If you take an island no larger than the size of Montana and put half of the US population on 17% of it, then you’ve got a good grasp of the size of Japan. As you could imagine, this really complicates the process of finding a home, when there isn’t enough land to begin with. Fortunately, a society’s growth in close quarters has encouraged that infamous Japanese efficiency and creativity that we all know and love.
How do the Japanese propose to solve this problem? Traditionally, many Japanese families have elected to live together, with multiple generations under one roof. If that doesn’t really suit your style, then check out this stylish alternative created in 2012 by YUUA Architects & Associates.
Located in Toshima-ku, Tokyo, this building is just six feet wide (1.8 meters) with 860 square feet of living space. This super narrow house is tucked neatly between its neighbors, offering residents a sleek and contemporary look. Huge glass windows guarantee you’ll always know what is going on in the street, from raucous autumn matsuri festivals to little capped schoolchildren clutching their bags while they tromp by on their morning jaunt to school.
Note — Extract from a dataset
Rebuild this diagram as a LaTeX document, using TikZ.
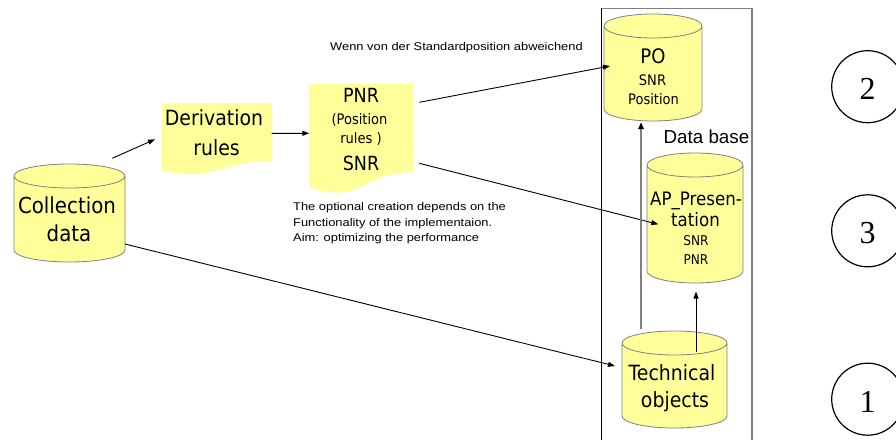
\documentclass[tikz,border=0pt]{standalone}
\usepackage{fontspec}
\usetikzlibrary{arrows.meta,calc,backgrounds}
\newfontfamily\tah[FakeStretch=0.9]{DejaVu Sans}
\newfontfamily\ari{Liberation Sans}
\newfontfamily\annf[FakeStretch=1.15]{Liberation Sans}
\newfontfamily\tms{Liberation Serif}
\definecolor{shapeyellow}{RGB}{255,255,153}
\definecolor{rimgray}{RGB}{128,128,128}
\newcommand\fs[1]{\fontsize{#1}{#1}\selectfont}
\tikzset{
  geo/.style={draw=none,inner sep=0pt,outer sep=0pt},
  cylpaint/.style={fill=shapeyellow,draw=rimgray,line width=0.8pt},
  docpaint/.style={fill=shapeyellow,draw=none},
  txt/.style={inner sep=0pt,anchor=base,font=\tah},
  ann/.style={inner sep=0pt,anchor=base west,font=\annf\fs{11.2}},
  arr/.style={-{Triangle[length=7pt,width=5pt]},line width=0.9pt,black},
  grayarr/.style={-{Triangle[length=7pt,width=5.5pt,color=black]},line width=1.8pt,draw=rimgray},
  numcirc/.style={circle,draw=black,line width=1.2pt,minimum size=72pt,inner sep=0pt,
    font=\tms\fs{32},text height=26pt,text depth=0pt},
}
\newcommand\cylbg[1]{%
  \path let \p1=(#1.north west), \p2=(#1.south east), \n1={(\x2-\x1)/2} in
    [cylpaint] (\x1,\y1-12pt) -- (\x1,\y2+12pt)
      arc[start angle=180,end angle=360,x radius=\n1,y radius=12pt]
      -- (\x2,\y1-12pt)
      arc[start angle=0,end angle=180,x radius=\n1,y radius=12pt] -- cycle
    ({\x1+\n1},\y1-12pt) ellipse[x radius=\n1,y radius=12pt];}
\newcommand\docbg[1]{%
  \path let \p1=(#1.north west), \p2=(#1.south east),
    \n1={\x2-\x1}, \n2={\y1-\y2} in
    [docpaint] (\x1,\y1) -- (\x2,\y1) -- (\x2,{\y1-0.802*\n2})
      .. controls ({\x1+0.5*\n1},{\y1-0.802*\n2}) and ({\x1+0.5*\n1},{\y1-1.107*\n2}) ..
      (\x1,{\y1-0.934*\n2}) -- cycle;}
\begin{document}
\begin{tikzpicture}[x=1pt,y=-1pt]
\useasboundingbox (0,0) rectangle (896,439);

% geometry nodes
\node[geo,minimum width=111pt,minimum height=98pt] (coll) at (69.5,213) {};
\node[geo,minimum width=110pt,minimum height=72.3pt] (deriv) at (217,139.15) {};
\node[geo,minimum width=104pt,minimum height=110pt] (pnr) at (361,139) {};
\node[geo,minimum width=98pt,minimum height=107pt] (po) at (653,67.5) {};
\node[geo,minimum width=96pt,minimum height=130pt] (ap) at (695,218) {};
\node[geo,minimum width=105pt,minimum height=97pt] (tech) at (674.5,379.5) {};

\begin{scope}[on background layer]
  \fill[white] (0,0) rectangle (896,439);
  % frame of the data base
  \draw[line width=0.9pt,rimgray] (601.5,8.3) -- (752,8.3);
  \draw[line width=0.9pt,black] (601.5,8.3) -- (601.5,445);
  \draw[line width=2pt,rimgray] (752,7.5) -- (752,445);
  \cylbg{coll}
  \docbg{deriv}
  \docbg{pnr}
  \cylbg{po}
  \cylbg{ap}
  \cylbg{tech}
\end{scope}

% texts
\node[txt] (coll1) at (67,213.3) {\fs{22}Collection};
\node[txt] (coll2) at (69,241.7) {\fs{22}data};
\node[txt] (der1) at (214,125) {\fs{21}Derivation};
\node[txt] (der2) at (216.5,155) {\fs{21}rules};
\node[txt] (pnr1) at (361,102.3) {\fs{19.5}PNR};
\node[txt] (pnr2) at (359.5,124.3) {\fs{14.5}(Position};
\node[txt] (pnr3) at (361,143.3) {\fs{14.5}rules )};
\node[txt] (pnr4) at (361,170) {\fs{19.5}SNR};
\node[txt] (po1) at (653,63.3) {\fs{20}PO};
\node[txt] (po2) at (652.5,85) {\fs{14.5}SNR};
\node[txt] (po3) at (653.5,104.3) {\fs{14.5}Position};
\node[txt] (ap1) at (696,205) {\fs{18.5}AP\_Presen-};
\node[txt] (ap2) at (695.5,226) {\fs{18.5}tation};
\node[txt] (ap3) at (696,245) {\fs{13.5}SNR};
\node[txt] (ap4) at (696,264.3) {\fs{13.5}PNR};
\node[txt] (tech1) at (672,380) {\fs{21}Technical};
\node[txt] (tech2) at (675,407.3) {\fs{21}objects};
\node[inner sep=0pt,anchor=base east,font=\ari\fs{18.8}] (dbase) at (749.5,143.3) {Data base};

\node[ann] (wenn) at (330,50.7) {Wenn von der Standardposition abweichend};
\node[ann] (opt1) at (293,210.7) {The optional creation depends on the};
\node[ann] (opt2) at (293,226) {Functionality of the implementaion.};
\node[ann] (opt3) at (293,241.3) {Aim: optimizing the performance};

% numbered circles
\node[numcirc] (c2) at (867.7,86.7) {2};
\node[numcirc] (c3) at (867.7,230.8) {3};
\node[numcirc] (c1) at (867.7,399.2) {1};

% connectors
\draw[arr] ($(coll.north)+(42.8,-5.7)$) -- ($(deriv.west)+(-7,0.15)$);
\draw[arr] ($(deriv.east)+(-0.3,-5.85)$) -- ($(pnr.west)+(0.3,-5.7)$);
\draw[arr] ($(pnr.east)+(6.3,-36.7)$) -- ($(po.west)+(6,-1.5)$);
\draw[arr] ($(pnr.east)+(6.3,24.3)$) -- ($(ap.west)+(11.3,6.3)$);
\draw[arr] ($(coll.east)+(0,31)$) -- ($(tech.west)+(-7,-13.5)$);
\draw[grayarr] ($(tech.north)+(-33.5,-1.7)$) -- ($(po.south)+(-12,1.2)$);
\draw[arr] ($(tech.north)+(21.5,20.7)$) -- ($(ap.south)+(1,8.5)$);
\end{tikzpicture}
\end{document}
A sleek structure nestled among more conventionally built homes, YUUA’s latest project refreshes the feeling of the area with a modern feel. This architectural style, with its slim form, is reminiscent of tall wooden row houses in Chicago. It measures four stories high, with living quarters and the dining room located in the rear of the building for maximum privacy. The first floor features a designated study area and bedroom and below, there is a sunken basement for storage.